Category of space in the system of intertextual connections Miciński’s essay Portrait of Kant
Abstract
The article explores the intermedial connections between B. Miсiński’s essay Portrait of Kant and painting as a “spatial” art form. The essayist engages in a polemic with Lessing, the author of Laocoön, by examining painting and poetry in their identity. The role of portrait and object details in the structure of the text is defined. The essay highlights the special illustrative and expressive function of litotes, which serves the idea of the spatial ordering of the world, a concept that, according to Miсiński, governed both the life and philosophy of Kant. The principle of continuity plays a key role in the artistic space of the essay, bringing together distant philosophical and artistic texts. The intertextual continuum is created through dialogic connections between different eras and national-cultural traditions, including ancient Greek, English, French, Russian, and Polish. A special place in the semantic structure of the essay is occupied by the epigraph — a poem by one of the most renowned Polish poets of the 20th century, Jarosław Iwaszkiewicz, dedicated to the great Königsberg native.

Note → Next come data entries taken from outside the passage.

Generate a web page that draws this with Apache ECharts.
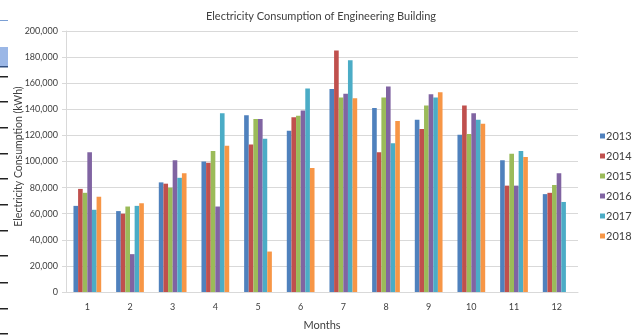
<!DOCTYPE html>
<html>
<head>
<meta charset="utf-8">
<script src="https://cdn.jsdelivr.net/npm/echarts@6/dist/echarts.min.js"></script>
<style>
  html, body { margin: 0; padding: 0; background: #fff; }
  #chart { width: 636px; height: 336px; }
</style>
</head>
<body>
<div id="chart"></div>
<script>
// Monthly electricity consumption (kWh) per year
const months = ['1', '2', '3', '4', '5', '6', '7', '8', '9', '10', '11', '12'];
const years = ['2013', '2014', '2015', '2016', '2017', '2018'];
const y2013 = [66000, 62000, 84000, 100000, 135500, 123500, 155500, 141000, 132000, 120500, 101000, 75000];
const y2014 = [79000, 60000, 83000, 99000, 113000, 134000, 185000, 107000, 125000, 143000, 81500, 76000];
const y2015 = [76000, 65500, 80000, 108000, 132500, 135000, 149000, 149000, 143000, 121000, 106000, 82000];
const y2016 = [107000, 29000, 101000, 65500, 132500, 139000, 152000, 157500, 151500, 137000, 81500, 91000];
const y2017 = [63000, 66000, 87500, 137000, 117500, 156000, 177500, 114000, 149000, 132000, 108000, 69000];
const y2018 = [73000, 68000, 91000, 112000, 31000, 95000, 148500, 131000, 153000, 129000, 103500, null];
const yTicks = [0, 20000, 40000, 60000, 80000, 100000, 120000, 140000, 160000, 180000, 200000];

const seriesValues = [y2013, y2014, y2015, y2016, y2017, y2018];
const colors = ['#4F81BD', '#C0504D', '#9BBB59', '#8064A2', '#4BACC6', '#F79646'];

const font = 'Lato, "Open Sans", sans-serif';
const chart = echarts.init(document.getElementById('chart'), null, { renderer: 'canvas' });

// Spreadsheet window edge strip on the far left
const edgeMarks = [];
[76, 101, 127, 153, 178, 204, 230, 255, 282, 308, 333].forEach(function (y) {
  edgeMarks.push({ type: 'rect', shape: { x: 0, y: y, width: 8, height: 1.5 }, style: { fill: '#222' }, silent: true });
});
edgeMarks.push({ type: 'rect', shape: { x: 0, y: 20, width: 8, height: 1 }, style: { fill: '#7b9fd4' }, silent: true });
edgeMarks.push({ type: 'rect', shape: { x: 0, y: 47, width: 8, height: 20 }, style: { fill: '#9bb7e6' }, silent: true });
edgeMarks.push({ type: 'rect', shape: { x: 0, y: 66, width: 8, height: 1.5 }, style: { fill: '#33507f' }, silent: true });

chart.setOption({
  animation: false,
  backgroundColor: '#fff',
  color: colors,
  title: {
    text: 'Electricity Consumption of Engineering Building',
    left: 316, top: 6, textAlign: 'center',
    textStyle: { fontFamily: font, fontSize: 11, fontWeight: 'normal', color: '#404040' }
  },
  legend: {
    orient: 'vertical',
    left: 595, top: 125,
    itemWidth: 5, itemHeight: 5, itemGap: 8,
    icon: 'rect',
    data: years,
    textStyle: { fontFamily: font, fontSize: 11, color: '#404040', padding: [0, 0, 0, -4], lineHeight: 12 }
  },
  grid: { left: 66, right: 58, top: 31, bottom: 39, containLabel: false },
  xAxis: {
    type: 'category',
    data: months,
    name: 'Months',
    nameLocation: 'middle',
    nameGap: 28,
    nameMoveOverlap: false,
    nameTextStyle: { fontFamily: font, fontSize: 11, color: '#404040' },
    axisLine: { lineStyle: { color: '#d9d9d9' } },
    axisTick: { show: false },
    axisLabel: { fontFamily: font, fontSize: 9, color: '#404040', margin: 11 }
  },
  yAxis: {
    type: 'value',
    min: yTicks[0], max: yTicks[yTicks.length - 1], interval: yTicks[1] - yTicks[0],
    name: 'Electricity Consumption (kWh)',
    nameLocation: 'middle',
    nameGap: 42,
    nameMoveOverlap: false,
    nameTextStyle: { fontFamily: font, fontSize: 10.5, color: '#404040', padding: [0, 0, 0, 10] },
    axisLine: { show: true, lineStyle: { color: '#d9d9d9' } },
    axisTick: { show: true, length: 4, lineStyle: { color: '#d9d9d9' } },
    splitLine: { lineStyle: { color: '#d9d9d9' } },
    axisLabel: {
      fontFamily: font, fontSize: 9, color: '#404040', margin: 8,
      formatter: function (v) { return v.toLocaleString('en-US'); }
    }
  },
  series: years.map(function (name, i) {
    return {
      name: name,
      type: 'bar',
      data: seriesValues[i],
      barGap: '0%',
      barCategoryGap: '35%',
      itemStyle: { color: colors[i] }
    };
  }),
  graphic: edgeMarks
});
</script>
</body>
</html>
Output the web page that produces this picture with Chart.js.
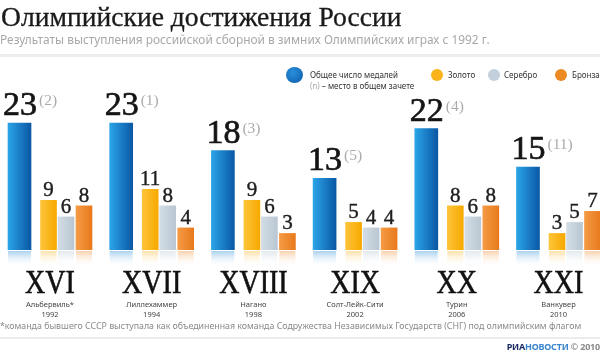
<!DOCTYPE html>
<html lang="ru">
<head>
<meta charset="utf-8">
<script src="https://cdn.jsdelivr.net/npm/chart.js@4.4.1/dist/chart.umd.min.js"></script>
<style>
    html, body { margin: 0; padding: 0; background: #fff; }
    body { width: 600px; height: 354px; position: relative; overflow: hidden; font-family: "Noto Sans", sans-serif; }
    #chart { position: absolute; left: 0; top: 0; }
    .abs { position: absolute; white-space: nowrap; }
    .title { left: 1px; top: 1px; font: 27.6px "Liberation Serif", serif; color: #1a1a1a; -webkit-text-stroke: 0.3px #1a1a1a; }
    .subtitle { left: 0; top: 31px; font-size: 11.9px; color: #a8a8a8; }
    .rule { left: 0; width: 600px; height: 3px; background: #ececec; }
    .dot { position: absolute; border-radius: 50%; }
    .legend-text { font-size: 8px; color: #333; }
    .footnote { left: 0; top: 320px; font-size: 8.8px; color: #8a8a8a; }
    .logo { right: 0; top: 340px; font-size: 9px; font-weight: bold; letter-spacing: -0.2px; }
</style>
</head>
<body>
<canvas id="chart" width="600" height="354"></canvas>

<div class="abs title">Олимпийские достижения России</div>
<div class="abs subtitle">Результаты выступления российской сборной в зимних Олимпийских играх с 1992 г.</div>
<div class="abs rule" style="top: 54px;"></div>

<div class="dot" style="left: 286px; top: 67px; width: 17px; height: 16px; background: radial-gradient(circle at 40% 35%, #2a8fdc, #0b5aa8);"></div>
<div class="abs legend-text" style="left: 310px; top: 69px;">Общее число медалей</div>
<div class="abs legend-text" style="left: 310px; top: 80px;"><span style="color:#aaa">(n)</span> – место в общем зачете</div>
<div class="dot" style="left: 431px; top: 69px; width: 12px; height: 12px; background: #fbb31c;"></div>
<div class="abs legend-text" style="left: 448px; top: 69px;">Золото</div>
<div class="dot" style="left: 488px; top: 69px; width: 12px; height: 12px; background: #c3d0db;"></div>
<div class="abs legend-text" style="left: 504px; top: 69px;">Серебро</div>
<div class="dot" style="left: 555px; top: 69px; width: 12px; height: 12px; background: #ec8a24;"></div>
<div class="abs legend-text" style="left: 572px; top: 69px;">Бронза</div>

<div class="abs footnote">*команда бывшего СССР выступала как объединенная команда Содружества Независимых Государств (СНГ) под олимпийским флагом</div>
<div class="abs rule" style="top: 337px; height: 2px;"></div>
<div class="abs logo"><span style="color:#1c2d63">РИА</span><span style="color:#3b86d0">НОВОСТИ</span> <span style="color:#8a8a8a">© 2010</span></div>

<script>
const games = ["XVI", "XVII", "XVIII", "XIX", "XX", "XXI"];
const cities = ["Альбервиль*", "Лиллехаммер", "Нагано", "Солт-Лейк-Сити", "Турин", "Ванкувер"];
const years = ["1992", "1994", "1998", "2002", "2006", "2010"];
const totalMedals = [23, 23, 18, 13, 22, 15];
const ranks = [2, 1, 3, 5, 4, 11];
const goldMedals = [9, 11, 9, 5, 8, 3];
const silverMedals = [6, 8, 6, 4, 6, 5];
const bronzeMedals = [8, 4, 3, 4, 8, 7];

// layout in pixels: distance between games, first total bar centre, baseline, px per medal
const groupPx = 101.7;
const firstPx = 19.5;
const baseY = 250;
const medalPx = 5.52;

const series = [
    { data: totalMedals, offsetPx: 0, width: 23, left: "#2ba4e8", right: "#0a58a5", shadow: "rgba(40,140,215,0.45)", big: true },
    { data: goldMedals, offsetPx: 29, width: 16, left: "#fdc43a", right: "#f7a900", shadow: "rgba(250,180,40,0.45)" },
    { data: silverMedals, offsetPx: 46.5, width: 16, left: "#d3dde5", right: "#b9c7d2", shadow: "rgba(190,205,215,0.5)" },
    { data: bronzeMedals, offsetPx: 64.5, width: 16, left: "#f49b45", right: "#e87a1c", shadow: "rgba(240,140,50,0.45)" }
];

function barGradient(s) {
    return (context) => {
        const chart = context.chart;
        const raw = context.raw;
        if (!chart.chartArea || !raw) return s.right;
        const px = chart.scales.x.getPixelForValue(raw.x);
        const g = chart.ctx.createLinearGradient(px - s.width / 2, 0, px + s.width / 2, 0);
        g.addColorStop(0, s.left);
        g.addColorStop(1, s.right);
        return g;
    };
}

function heavyText(ctx, txt, x, y, stroke) {
    ctx.lineWidth = stroke;
    ctx.strokeStyle = ctx.fillStyle;
    ctx.strokeText(txt, x, y);
    ctx.fillText(txt, x, y);
}

const labelsPlugin = {
    id: "medalLabels",
    afterDatasetsDraw(chart) {
        const ctx = chart.ctx;
        const xScale = chart.scales.x;
        ctx.save();
        ctx.textBaseline = "alphabetic";
        series.forEach((s, di) => {
            const meta = chart.getDatasetMeta(di);
            meta.data.forEach((bar, i) => {
                // reflection under the baseline
                const rg = ctx.createLinearGradient(0, bar.base, 0, bar.base + 17);
                rg.addColorStop(0, s.shadow);
                rg.addColorStop(1, "rgba(255,255,255,0)");
                ctx.fillStyle = rg;
                ctx.fillRect(bar.x - s.width / 2, bar.base + 1, s.width, 17);

                if (s.big) {
                    ctx.textAlign = "left";
                    ctx.font = '34px "Liberation Serif"';
                    ctx.fillStyle = "#141414";
                    const txt = String(s.data[i]);
                    const x0 = bar.x - s.width / 2 - 5;
                    const yb = bar.y - 8;
                    heavyText(ctx, txt, x0, yb, 0.7);
                    const w = ctx.measureText(txt).width;
                    ctx.font = '15.5px "Liberation Serif"';
                    ctx.fillStyle = "#ababab";
                    ctx.fillText("(" + ranks[i] + ")", x0 + w + 2, yb - 10);
                } else {
                    ctx.textAlign = "center";
                    ctx.font = '21px "Liberation Serif"';
                    ctx.fillStyle = "#1e1e1e";
                    heavyText(ctx, String(s.data[i]), bar.x, bar.y - 4, 0.4);
                }
            });
        });

        games.forEach((g, i) => {
            const cx = xScale.getPixelForValue(i) + 30.5;
            ctx.save();
            ctx.translate(cx, 293);
            ctx.scale(0.85, 1);
            ctx.textAlign = "center";
            ctx.font = '33px "Liberation Serif"';
            ctx.fillStyle = "#111";
            heavyText(ctx, g, 0, 0, 0.6);
            ctx.restore();
            ctx.textAlign = "center";
            ctx.font = '7.5px "Noto Sans"';
            ctx.fillStyle = "#444";
            ctx.fillText(cities[i], cx, 307);
            ctx.fillText(years[i], cx, 317);
        });
        ctx.restore();
    }
};

new Chart(document.getElementById("chart"), {
    type: "bar",
    data: {
        datasets: series.map((s) => ({
            data: s.data.map((v, i) => ({ x: i + s.offsetPx / groupPx, y: v })),
            grouped: false,
            barThickness: s.width,
            backgroundColor: barGradient(s),
            borderWidth: 0
        }))
    },
    options: {
        responsive: false,
        animation: false,
        events: [],
        layout: { padding: { top: 0, left: 0, right: 0, bottom: 354 - baseY } },
        plugins: {
            legend: { display: false },
            tooltip: { enabled: false }
        },
        scales: {
            x: {
                type: "linear",
                display: false,
                offset: false,
                min: -firstPx / groupPx,
                max: (600 - firstPx) / groupPx
            },
            y: {
                display: false,
                min: 0,
                max: baseY / medalPx
            }
        }
    },
    plugins: [labelsPlugin]
});
</script>
</body>
</html>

This poetic paraphrase of Kant’s famous maxim from the conclusion of the Critique of Practical Reason associates the contemplation of the starry sky and the awareness of the moral law with the pessimistic and catastrophic tone of fear and dread. Iwaszkiewicz’s modification of Kant’s worldview is indirectly connected to the reception of the existential philosophy of Kierkegaard and Dostoevsky. The principle of simultaneity, which underpins the modeling of space in Miсiński’s essay, resonates with the main ideas in Ya. E. Golosovker’s essay Dostoevsky and Kant, which draws a connection between Kant’s antinomies and the controversial mindset of the Karamazov brothers — Ivan and Dmitry.